Exercise task
Give only one thing: the number of lines that include the word "this".

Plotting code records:
* begin *
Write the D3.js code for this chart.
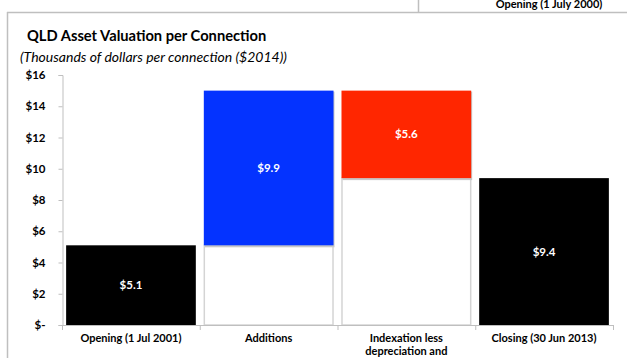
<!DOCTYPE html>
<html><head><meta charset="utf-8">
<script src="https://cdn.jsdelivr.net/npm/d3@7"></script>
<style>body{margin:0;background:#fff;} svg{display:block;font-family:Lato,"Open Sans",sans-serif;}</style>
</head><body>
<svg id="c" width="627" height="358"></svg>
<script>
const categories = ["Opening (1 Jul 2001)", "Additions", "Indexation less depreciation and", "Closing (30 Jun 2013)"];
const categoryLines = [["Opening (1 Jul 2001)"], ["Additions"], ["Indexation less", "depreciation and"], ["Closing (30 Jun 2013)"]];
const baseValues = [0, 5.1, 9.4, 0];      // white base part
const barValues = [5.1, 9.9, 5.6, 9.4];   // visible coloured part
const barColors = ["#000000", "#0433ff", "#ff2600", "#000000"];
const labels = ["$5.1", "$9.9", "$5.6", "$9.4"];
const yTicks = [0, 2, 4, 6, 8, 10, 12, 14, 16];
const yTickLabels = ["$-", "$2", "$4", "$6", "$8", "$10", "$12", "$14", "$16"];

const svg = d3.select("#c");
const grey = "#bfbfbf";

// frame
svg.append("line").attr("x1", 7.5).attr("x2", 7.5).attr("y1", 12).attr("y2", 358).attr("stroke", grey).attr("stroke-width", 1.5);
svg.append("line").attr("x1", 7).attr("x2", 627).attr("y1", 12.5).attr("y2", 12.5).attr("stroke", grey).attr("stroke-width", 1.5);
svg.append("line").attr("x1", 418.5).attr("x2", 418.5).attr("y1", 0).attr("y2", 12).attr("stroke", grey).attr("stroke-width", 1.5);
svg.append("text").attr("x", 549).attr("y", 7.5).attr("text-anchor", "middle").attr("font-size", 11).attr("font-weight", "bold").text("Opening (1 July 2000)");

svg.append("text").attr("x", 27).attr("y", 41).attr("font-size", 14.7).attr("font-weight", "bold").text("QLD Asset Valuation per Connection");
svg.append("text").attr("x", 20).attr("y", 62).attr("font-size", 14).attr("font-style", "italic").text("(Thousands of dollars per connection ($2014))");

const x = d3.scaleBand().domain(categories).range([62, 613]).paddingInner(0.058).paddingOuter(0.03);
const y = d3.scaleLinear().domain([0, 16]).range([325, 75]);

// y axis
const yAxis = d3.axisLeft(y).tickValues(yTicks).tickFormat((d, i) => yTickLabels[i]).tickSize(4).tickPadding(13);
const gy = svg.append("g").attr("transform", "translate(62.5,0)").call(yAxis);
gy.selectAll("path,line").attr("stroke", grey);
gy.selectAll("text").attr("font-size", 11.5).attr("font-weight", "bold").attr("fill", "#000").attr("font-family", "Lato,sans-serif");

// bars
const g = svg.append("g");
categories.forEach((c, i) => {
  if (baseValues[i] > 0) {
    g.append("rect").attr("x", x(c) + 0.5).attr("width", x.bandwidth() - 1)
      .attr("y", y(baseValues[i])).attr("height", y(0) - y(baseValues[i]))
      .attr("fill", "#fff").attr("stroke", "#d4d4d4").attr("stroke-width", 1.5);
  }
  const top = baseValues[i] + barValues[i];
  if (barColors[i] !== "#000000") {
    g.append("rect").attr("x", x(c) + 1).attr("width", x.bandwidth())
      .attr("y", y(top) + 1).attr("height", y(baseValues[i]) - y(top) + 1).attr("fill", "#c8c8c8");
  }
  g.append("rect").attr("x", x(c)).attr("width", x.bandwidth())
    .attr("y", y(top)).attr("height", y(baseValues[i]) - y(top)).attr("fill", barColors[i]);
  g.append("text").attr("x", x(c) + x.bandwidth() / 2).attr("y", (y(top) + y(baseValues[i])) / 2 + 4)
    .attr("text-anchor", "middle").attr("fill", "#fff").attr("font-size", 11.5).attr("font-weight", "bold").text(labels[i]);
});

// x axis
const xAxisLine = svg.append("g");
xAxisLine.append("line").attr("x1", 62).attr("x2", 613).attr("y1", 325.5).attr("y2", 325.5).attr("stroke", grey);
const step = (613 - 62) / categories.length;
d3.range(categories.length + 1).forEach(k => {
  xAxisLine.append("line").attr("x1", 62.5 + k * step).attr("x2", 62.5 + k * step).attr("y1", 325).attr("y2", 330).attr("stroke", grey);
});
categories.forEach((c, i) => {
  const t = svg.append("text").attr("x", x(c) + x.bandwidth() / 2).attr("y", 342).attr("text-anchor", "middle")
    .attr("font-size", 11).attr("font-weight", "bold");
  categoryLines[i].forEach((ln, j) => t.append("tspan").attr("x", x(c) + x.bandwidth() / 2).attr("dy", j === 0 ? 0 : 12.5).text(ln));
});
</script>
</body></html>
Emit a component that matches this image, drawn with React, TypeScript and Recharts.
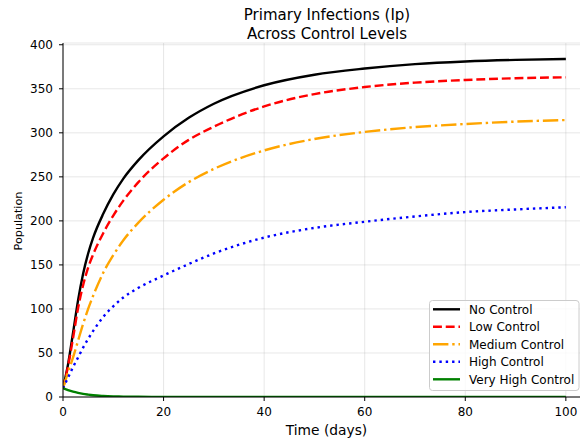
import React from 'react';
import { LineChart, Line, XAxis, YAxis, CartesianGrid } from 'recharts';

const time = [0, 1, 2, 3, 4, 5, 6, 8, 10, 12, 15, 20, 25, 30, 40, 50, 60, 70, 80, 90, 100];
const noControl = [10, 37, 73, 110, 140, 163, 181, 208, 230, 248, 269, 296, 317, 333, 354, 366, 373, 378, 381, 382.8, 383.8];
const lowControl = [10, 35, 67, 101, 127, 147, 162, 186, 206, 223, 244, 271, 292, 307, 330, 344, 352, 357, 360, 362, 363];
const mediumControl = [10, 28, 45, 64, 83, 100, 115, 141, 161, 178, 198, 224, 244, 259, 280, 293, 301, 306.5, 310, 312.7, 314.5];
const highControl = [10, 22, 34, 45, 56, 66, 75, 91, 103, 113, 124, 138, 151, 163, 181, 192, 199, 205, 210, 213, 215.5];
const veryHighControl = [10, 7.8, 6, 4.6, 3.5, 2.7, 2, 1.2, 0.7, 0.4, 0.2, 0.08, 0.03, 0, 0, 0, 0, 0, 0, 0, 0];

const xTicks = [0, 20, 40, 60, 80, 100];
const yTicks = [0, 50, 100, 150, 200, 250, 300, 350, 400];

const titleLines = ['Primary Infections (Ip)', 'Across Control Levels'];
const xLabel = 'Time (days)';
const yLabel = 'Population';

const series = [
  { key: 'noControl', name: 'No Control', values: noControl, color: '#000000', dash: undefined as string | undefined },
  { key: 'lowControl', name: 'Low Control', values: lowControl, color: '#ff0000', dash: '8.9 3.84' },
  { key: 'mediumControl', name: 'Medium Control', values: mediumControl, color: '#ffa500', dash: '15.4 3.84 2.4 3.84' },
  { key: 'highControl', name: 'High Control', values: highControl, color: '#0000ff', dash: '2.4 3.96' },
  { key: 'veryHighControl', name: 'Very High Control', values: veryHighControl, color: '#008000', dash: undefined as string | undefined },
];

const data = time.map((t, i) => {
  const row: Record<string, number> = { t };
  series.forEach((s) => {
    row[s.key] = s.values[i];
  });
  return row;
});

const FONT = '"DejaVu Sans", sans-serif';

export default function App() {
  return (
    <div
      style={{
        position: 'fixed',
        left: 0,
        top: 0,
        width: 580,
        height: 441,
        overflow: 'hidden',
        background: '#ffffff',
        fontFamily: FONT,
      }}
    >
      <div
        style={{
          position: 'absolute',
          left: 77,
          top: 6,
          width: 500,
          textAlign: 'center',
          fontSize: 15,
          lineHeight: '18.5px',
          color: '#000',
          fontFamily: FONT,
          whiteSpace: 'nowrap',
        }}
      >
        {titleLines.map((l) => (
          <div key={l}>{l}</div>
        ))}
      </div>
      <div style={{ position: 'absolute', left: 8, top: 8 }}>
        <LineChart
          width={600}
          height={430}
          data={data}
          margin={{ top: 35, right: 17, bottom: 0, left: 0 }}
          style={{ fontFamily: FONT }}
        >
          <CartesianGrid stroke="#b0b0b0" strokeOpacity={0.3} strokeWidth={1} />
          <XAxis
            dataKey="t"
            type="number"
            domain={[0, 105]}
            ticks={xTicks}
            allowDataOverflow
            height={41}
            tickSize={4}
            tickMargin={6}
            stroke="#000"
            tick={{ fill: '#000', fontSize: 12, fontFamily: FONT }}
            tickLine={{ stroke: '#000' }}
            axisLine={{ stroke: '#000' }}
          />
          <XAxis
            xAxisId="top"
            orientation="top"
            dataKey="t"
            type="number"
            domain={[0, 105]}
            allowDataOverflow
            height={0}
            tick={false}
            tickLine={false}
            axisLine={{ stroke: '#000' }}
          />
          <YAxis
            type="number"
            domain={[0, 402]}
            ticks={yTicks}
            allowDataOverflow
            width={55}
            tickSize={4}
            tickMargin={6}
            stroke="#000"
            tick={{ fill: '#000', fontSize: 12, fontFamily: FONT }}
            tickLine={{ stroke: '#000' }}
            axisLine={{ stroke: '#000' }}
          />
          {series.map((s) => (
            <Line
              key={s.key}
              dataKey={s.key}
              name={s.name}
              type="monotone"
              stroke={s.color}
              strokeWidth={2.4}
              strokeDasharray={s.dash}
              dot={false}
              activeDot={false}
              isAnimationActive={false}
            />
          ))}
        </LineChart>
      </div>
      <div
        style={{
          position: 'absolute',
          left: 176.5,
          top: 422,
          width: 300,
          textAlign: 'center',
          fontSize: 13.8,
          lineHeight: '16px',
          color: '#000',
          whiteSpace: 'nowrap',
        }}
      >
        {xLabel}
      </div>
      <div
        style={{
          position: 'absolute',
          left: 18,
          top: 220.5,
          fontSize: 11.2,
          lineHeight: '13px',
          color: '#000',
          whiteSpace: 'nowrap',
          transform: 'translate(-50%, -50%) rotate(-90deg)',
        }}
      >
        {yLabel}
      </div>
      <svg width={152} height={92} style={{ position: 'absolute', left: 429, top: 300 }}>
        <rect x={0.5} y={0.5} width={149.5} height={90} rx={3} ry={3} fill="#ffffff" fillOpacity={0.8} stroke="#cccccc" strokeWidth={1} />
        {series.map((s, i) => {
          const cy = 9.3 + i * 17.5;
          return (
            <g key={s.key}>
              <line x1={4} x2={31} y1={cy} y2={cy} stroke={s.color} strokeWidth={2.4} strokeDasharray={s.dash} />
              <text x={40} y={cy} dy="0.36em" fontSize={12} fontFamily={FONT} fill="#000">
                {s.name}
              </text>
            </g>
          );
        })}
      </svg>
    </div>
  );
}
* end *
Written reply
2